**Exercise description**
Reproduce the lines exactly, beginning with the line that has "Output the web" and ending with the line that has "const cbTicks = [10, 20, 30, 40, 50, 60, 70];". Images are left out.

**Records for this exercise**
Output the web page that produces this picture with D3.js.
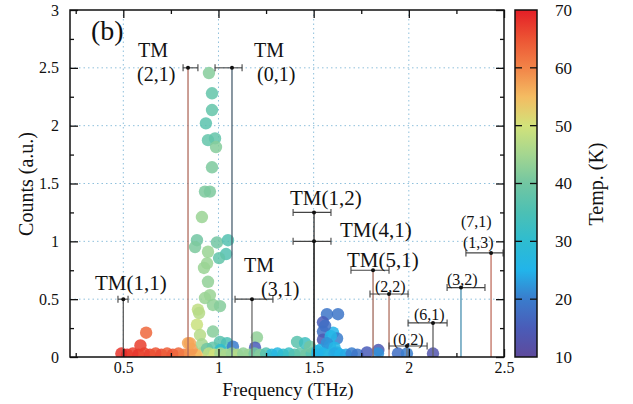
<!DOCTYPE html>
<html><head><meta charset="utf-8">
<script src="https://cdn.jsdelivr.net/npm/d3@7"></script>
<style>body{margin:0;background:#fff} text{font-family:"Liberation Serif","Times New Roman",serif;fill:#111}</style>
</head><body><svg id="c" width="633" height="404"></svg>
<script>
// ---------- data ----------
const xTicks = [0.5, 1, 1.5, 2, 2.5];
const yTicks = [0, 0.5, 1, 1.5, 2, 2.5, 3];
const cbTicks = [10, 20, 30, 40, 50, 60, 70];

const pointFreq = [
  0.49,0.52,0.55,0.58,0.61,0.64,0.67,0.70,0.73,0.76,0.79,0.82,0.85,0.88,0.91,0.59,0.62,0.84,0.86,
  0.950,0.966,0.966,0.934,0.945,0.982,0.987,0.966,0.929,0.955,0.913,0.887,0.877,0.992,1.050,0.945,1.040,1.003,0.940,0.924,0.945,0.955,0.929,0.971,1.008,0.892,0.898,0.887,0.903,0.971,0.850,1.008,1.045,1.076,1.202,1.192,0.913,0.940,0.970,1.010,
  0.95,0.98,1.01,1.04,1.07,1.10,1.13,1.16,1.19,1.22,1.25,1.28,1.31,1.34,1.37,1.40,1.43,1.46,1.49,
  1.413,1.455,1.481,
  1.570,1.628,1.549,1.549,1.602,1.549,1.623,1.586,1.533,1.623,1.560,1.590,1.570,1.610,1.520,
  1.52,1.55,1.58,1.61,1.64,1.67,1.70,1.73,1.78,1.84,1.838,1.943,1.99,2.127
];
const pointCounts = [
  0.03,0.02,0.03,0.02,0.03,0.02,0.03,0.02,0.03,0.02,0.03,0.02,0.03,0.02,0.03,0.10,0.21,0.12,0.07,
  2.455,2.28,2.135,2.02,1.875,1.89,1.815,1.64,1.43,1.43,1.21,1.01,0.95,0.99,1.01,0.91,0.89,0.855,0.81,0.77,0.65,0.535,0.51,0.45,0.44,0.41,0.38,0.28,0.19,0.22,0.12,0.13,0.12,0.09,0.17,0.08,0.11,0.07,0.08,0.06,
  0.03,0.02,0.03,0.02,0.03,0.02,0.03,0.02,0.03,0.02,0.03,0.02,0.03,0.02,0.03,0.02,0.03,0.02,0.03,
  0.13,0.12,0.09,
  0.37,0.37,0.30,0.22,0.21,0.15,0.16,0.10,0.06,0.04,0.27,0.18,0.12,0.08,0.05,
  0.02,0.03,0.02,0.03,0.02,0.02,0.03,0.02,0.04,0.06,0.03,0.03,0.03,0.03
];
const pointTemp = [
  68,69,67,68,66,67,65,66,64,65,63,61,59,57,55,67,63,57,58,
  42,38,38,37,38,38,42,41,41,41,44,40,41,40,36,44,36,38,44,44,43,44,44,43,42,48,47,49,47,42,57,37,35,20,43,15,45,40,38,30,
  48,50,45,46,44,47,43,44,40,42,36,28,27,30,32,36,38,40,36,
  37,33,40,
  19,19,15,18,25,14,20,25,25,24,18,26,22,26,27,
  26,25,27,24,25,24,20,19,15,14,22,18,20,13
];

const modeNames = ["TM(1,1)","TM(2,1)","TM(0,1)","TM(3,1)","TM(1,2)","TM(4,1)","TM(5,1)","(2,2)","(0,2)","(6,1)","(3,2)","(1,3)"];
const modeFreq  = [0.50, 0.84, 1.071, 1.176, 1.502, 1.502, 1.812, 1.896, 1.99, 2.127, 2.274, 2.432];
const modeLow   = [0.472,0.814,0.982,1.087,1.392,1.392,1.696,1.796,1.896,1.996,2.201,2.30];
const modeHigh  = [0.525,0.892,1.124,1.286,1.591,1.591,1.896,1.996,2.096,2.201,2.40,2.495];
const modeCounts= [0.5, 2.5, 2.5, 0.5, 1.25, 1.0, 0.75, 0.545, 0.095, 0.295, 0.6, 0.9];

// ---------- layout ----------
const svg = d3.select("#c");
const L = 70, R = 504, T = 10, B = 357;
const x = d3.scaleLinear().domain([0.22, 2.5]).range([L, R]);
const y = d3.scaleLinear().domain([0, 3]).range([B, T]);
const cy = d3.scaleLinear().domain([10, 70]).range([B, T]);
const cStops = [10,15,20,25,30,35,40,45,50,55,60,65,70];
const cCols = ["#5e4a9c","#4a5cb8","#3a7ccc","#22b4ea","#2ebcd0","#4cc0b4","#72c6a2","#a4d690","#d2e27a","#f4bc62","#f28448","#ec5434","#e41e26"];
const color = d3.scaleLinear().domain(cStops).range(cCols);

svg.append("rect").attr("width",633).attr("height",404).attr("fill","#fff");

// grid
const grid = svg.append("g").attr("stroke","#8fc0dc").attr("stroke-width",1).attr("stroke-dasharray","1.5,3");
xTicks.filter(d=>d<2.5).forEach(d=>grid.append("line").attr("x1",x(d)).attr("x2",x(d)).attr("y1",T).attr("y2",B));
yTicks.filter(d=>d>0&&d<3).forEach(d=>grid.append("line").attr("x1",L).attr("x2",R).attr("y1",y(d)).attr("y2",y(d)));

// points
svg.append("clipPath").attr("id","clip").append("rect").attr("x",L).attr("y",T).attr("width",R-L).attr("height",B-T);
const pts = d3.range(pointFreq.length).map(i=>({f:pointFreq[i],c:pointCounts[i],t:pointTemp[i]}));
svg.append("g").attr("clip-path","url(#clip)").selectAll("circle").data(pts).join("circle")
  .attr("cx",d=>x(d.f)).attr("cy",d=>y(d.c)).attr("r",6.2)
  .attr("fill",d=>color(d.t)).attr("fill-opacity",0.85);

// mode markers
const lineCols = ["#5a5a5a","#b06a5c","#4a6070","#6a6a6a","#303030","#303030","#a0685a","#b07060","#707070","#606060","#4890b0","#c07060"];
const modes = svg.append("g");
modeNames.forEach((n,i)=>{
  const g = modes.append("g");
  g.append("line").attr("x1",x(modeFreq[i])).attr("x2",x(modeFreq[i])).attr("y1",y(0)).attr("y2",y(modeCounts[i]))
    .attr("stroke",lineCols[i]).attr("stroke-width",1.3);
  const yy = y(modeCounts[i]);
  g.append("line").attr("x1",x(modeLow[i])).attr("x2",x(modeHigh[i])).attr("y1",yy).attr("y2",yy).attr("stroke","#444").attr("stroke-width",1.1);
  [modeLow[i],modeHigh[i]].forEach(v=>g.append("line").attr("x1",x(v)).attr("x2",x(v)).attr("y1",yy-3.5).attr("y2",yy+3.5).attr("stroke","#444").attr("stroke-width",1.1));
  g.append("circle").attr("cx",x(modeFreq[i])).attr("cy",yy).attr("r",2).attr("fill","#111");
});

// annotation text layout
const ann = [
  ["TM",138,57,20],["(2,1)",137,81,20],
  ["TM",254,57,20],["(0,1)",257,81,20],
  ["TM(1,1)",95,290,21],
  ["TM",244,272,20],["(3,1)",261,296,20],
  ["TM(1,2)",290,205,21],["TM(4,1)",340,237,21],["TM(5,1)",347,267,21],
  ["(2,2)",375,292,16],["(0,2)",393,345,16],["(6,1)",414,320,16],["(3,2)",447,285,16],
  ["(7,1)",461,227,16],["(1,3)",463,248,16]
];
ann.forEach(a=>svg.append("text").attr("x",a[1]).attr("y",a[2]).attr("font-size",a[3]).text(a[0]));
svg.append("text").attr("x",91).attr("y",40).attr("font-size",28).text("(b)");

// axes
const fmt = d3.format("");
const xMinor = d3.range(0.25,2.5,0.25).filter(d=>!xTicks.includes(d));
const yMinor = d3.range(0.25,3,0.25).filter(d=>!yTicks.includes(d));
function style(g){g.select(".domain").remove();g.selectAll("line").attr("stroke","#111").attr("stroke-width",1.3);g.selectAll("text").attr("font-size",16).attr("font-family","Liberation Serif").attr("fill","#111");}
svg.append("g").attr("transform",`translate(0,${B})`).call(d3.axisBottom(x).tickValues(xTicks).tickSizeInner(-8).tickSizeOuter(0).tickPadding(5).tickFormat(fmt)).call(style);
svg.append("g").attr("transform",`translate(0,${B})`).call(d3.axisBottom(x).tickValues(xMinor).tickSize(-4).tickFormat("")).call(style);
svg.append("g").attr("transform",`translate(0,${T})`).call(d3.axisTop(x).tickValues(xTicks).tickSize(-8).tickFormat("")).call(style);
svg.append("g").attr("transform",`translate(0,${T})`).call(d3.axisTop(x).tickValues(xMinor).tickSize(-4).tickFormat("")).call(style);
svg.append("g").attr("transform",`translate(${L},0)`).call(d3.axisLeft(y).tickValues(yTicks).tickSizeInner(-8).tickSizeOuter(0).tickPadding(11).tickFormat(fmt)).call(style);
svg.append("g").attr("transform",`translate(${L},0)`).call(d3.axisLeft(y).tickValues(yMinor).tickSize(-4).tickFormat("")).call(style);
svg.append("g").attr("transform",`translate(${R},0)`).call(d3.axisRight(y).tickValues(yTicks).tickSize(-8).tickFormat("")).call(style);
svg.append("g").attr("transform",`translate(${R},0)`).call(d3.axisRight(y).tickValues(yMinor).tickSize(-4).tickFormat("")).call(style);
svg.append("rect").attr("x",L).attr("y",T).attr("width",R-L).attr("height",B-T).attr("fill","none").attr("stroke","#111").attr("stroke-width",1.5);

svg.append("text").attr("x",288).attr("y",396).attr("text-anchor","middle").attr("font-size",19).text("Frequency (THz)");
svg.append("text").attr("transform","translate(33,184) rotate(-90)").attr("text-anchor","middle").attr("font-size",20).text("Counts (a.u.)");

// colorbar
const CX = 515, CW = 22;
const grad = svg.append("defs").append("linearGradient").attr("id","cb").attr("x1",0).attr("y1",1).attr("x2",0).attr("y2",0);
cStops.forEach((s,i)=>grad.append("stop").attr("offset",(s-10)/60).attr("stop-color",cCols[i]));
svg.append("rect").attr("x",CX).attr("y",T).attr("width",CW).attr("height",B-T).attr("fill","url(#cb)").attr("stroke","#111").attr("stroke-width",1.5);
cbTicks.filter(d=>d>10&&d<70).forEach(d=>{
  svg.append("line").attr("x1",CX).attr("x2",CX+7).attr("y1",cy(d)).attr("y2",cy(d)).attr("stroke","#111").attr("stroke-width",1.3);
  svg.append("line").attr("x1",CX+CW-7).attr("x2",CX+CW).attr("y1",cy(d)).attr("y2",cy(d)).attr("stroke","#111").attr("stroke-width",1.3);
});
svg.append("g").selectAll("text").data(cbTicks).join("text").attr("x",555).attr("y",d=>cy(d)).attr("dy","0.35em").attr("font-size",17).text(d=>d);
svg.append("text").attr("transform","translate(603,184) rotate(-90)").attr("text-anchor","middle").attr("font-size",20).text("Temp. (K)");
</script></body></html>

--

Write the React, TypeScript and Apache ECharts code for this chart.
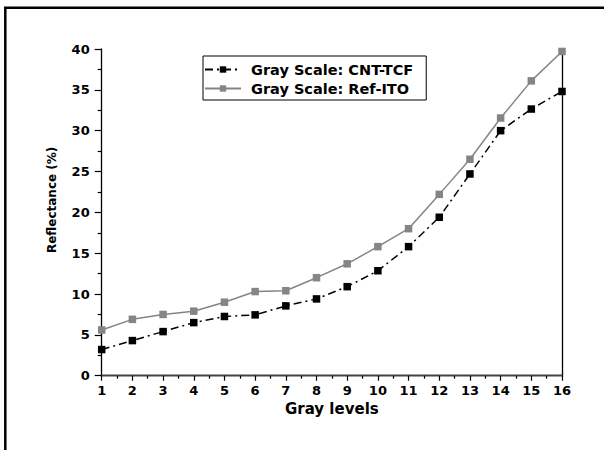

==

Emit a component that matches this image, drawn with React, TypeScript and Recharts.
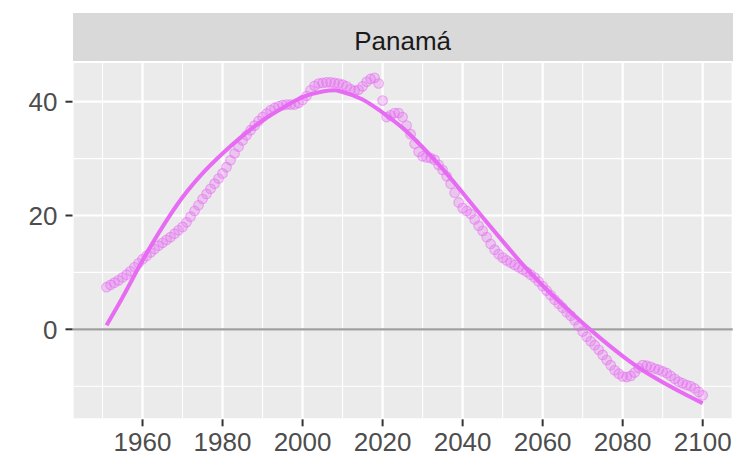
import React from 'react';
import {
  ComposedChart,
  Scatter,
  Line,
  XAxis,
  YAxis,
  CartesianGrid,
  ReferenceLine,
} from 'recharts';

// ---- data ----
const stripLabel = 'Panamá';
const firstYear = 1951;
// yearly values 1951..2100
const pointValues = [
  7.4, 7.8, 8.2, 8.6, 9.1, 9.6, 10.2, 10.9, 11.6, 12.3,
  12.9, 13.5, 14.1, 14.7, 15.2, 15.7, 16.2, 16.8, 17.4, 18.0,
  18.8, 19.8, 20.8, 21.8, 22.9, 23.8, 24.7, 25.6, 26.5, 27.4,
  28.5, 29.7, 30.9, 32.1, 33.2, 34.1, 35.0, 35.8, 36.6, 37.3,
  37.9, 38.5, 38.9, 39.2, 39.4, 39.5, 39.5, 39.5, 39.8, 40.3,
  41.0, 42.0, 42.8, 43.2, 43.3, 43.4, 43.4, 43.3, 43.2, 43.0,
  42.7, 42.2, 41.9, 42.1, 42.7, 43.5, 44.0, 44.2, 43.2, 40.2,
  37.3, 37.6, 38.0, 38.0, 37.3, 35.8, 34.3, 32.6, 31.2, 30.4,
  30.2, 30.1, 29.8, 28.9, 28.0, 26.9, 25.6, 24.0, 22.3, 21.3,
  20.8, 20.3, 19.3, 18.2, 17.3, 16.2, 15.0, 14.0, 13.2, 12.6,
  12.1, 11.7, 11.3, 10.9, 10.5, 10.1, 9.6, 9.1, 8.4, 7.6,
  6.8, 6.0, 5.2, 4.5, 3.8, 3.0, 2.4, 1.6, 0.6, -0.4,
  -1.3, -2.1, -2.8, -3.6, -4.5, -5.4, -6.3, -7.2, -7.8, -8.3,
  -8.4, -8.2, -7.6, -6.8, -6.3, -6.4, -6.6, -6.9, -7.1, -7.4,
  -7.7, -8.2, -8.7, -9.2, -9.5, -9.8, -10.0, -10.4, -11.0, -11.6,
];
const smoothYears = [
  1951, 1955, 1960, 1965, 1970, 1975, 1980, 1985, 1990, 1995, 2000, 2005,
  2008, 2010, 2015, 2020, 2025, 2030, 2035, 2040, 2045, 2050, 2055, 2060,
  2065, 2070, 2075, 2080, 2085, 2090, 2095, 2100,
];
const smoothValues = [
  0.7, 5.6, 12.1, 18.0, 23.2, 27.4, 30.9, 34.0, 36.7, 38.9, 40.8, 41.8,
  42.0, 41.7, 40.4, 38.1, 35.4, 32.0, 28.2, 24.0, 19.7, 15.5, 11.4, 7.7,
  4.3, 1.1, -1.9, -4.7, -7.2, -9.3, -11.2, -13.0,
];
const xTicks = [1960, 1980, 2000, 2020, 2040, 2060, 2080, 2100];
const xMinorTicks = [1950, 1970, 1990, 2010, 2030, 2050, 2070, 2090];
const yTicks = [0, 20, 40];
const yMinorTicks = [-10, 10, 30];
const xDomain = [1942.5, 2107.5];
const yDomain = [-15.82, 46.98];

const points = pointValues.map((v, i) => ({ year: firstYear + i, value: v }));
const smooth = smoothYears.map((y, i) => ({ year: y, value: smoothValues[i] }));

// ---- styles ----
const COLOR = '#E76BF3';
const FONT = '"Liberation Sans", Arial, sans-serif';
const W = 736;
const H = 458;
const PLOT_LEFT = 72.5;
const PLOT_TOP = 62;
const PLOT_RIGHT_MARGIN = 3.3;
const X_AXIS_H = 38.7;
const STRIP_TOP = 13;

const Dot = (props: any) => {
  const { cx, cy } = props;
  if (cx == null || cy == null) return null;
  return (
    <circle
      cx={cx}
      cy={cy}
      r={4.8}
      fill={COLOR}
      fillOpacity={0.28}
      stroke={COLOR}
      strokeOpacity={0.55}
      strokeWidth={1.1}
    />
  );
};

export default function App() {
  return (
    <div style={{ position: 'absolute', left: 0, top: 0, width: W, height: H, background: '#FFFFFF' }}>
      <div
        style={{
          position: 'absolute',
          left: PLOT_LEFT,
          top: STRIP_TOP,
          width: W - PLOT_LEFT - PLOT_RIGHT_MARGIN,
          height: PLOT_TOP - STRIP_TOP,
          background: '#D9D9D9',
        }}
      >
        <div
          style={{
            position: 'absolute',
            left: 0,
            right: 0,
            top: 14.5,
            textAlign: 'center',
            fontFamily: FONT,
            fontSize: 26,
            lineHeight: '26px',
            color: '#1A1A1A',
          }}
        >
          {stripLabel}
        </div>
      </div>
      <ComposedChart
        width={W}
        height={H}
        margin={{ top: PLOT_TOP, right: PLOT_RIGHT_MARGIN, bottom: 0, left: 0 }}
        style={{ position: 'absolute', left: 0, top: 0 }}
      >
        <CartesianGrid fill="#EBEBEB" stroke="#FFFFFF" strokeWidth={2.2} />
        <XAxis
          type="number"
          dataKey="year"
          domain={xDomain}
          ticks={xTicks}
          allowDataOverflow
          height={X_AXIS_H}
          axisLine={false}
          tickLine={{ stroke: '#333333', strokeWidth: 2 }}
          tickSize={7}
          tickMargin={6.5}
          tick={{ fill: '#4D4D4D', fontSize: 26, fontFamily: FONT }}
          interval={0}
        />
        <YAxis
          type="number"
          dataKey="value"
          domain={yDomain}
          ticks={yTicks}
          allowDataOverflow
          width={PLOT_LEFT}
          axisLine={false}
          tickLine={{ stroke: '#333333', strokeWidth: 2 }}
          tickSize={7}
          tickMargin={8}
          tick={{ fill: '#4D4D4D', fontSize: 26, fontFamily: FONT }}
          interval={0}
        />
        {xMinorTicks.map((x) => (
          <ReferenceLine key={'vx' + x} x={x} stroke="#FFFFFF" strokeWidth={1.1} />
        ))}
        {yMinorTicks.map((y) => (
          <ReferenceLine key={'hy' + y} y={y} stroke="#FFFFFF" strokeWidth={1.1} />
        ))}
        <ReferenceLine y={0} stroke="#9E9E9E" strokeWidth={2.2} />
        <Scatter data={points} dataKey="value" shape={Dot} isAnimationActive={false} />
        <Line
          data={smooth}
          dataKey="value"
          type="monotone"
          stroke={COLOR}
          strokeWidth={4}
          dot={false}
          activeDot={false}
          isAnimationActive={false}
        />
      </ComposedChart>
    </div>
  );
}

**Solution to this task**
Output the web page that produces this picture with D3.js.
<!DOCTYPE html>
<html><head><meta charset="utf-8">
<script src="https://cdn.jsdelivr.net/npm/d3@7"></script>
<style>body{margin:0;background:#fff} text{font-family:"Liberation Serif","Times New Roman",serif;fill:#111}</style>
</head><body><svg id="c" width="633" height="404"></svg>
<script>
// ---------- data ----------
const xTicks = [0.5, 1, 1.5, 2, 2.5];
const yTicks = [0, 0.5, 1, 1.5, 2, 2.5, 3];
const cbTicks = [10, 20, 30, 40, 50, 60, 70];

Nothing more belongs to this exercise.